| WHAT YOU WILL DO |
Don't include pictures. Quote the lines below from the first through the line that contains "80, 90, 100]".

| DATA SECTION |
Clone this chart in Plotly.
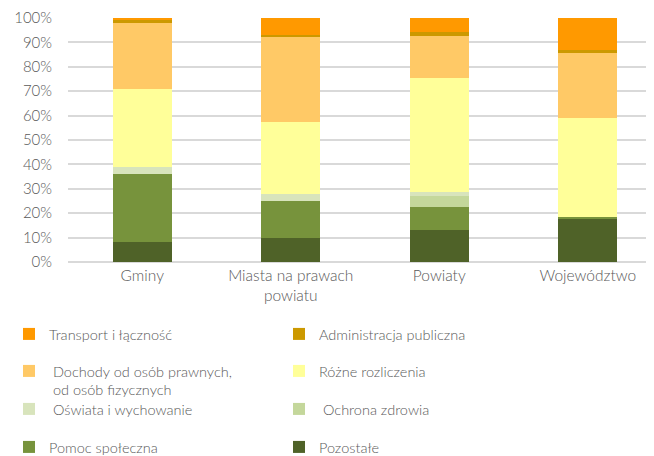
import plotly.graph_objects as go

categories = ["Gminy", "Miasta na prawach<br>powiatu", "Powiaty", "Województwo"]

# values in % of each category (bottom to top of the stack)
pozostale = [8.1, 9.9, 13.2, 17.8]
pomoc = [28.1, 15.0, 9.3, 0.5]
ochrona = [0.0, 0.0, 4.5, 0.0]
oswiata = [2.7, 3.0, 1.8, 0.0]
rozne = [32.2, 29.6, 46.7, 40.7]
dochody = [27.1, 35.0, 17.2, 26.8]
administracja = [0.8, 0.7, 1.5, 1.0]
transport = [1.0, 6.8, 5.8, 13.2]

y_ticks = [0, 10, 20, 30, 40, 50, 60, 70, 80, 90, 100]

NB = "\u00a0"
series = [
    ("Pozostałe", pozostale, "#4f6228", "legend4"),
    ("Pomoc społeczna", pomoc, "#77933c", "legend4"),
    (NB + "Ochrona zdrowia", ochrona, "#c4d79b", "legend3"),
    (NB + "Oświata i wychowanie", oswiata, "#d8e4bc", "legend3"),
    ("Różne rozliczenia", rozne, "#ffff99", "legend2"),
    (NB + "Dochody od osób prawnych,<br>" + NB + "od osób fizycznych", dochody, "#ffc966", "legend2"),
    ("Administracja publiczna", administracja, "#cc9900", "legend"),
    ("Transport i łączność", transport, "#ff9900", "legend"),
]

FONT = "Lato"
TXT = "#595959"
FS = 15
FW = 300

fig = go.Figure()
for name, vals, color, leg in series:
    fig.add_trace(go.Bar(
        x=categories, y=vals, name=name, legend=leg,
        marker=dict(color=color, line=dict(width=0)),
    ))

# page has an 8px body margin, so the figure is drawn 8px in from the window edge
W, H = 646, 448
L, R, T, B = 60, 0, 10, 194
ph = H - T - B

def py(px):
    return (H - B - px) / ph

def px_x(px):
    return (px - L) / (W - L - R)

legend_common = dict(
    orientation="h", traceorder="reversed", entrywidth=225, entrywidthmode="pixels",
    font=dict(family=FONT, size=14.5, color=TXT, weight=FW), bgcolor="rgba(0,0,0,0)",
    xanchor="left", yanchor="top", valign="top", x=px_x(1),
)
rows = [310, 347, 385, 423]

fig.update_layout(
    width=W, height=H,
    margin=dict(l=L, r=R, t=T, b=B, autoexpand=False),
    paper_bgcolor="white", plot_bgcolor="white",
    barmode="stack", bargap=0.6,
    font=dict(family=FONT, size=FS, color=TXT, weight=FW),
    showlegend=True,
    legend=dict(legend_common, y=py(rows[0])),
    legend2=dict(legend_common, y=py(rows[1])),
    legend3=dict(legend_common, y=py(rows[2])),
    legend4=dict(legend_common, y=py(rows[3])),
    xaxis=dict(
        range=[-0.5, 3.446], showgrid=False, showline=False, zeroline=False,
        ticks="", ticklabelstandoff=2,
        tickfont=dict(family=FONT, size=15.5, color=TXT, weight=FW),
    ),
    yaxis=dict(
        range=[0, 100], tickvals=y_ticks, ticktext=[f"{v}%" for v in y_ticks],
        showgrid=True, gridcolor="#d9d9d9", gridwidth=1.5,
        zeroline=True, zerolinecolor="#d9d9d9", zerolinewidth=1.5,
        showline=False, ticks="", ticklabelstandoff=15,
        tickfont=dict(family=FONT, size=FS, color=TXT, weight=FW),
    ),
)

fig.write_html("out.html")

| OUTPUT FOR THIS TASK |
Clone this chart in Plotly.
import plotly.graph_objects as go

categories = ["Gminy", "Miasta na prawach<br>powiatu", "Powiaty", "Województwo"]

# values in % of each category (bottom to top of the stack)
pozostale = [8.1, 9.9, 13.2, 17.8]
pomoc = [28.1, 15.0, 9.3, 0.5]
ochrona = [0.0, 0.0, 4.5, 0.0]
oswiata = [2.7, 3.0, 1.8, 0.0]
rozne = [32.2, 29.6, 46.7, 40.7]
dochody = [27.1, 35.0, 17.2, 26.8]
administracja = [0.8, 0.7, 1.5, 1.0]
transport = [1.0, 6.8, 5.8, 13.2]

y_ticks = [0, 10, 20, 30, 40, 50, 60, 70, 80, 90, 100]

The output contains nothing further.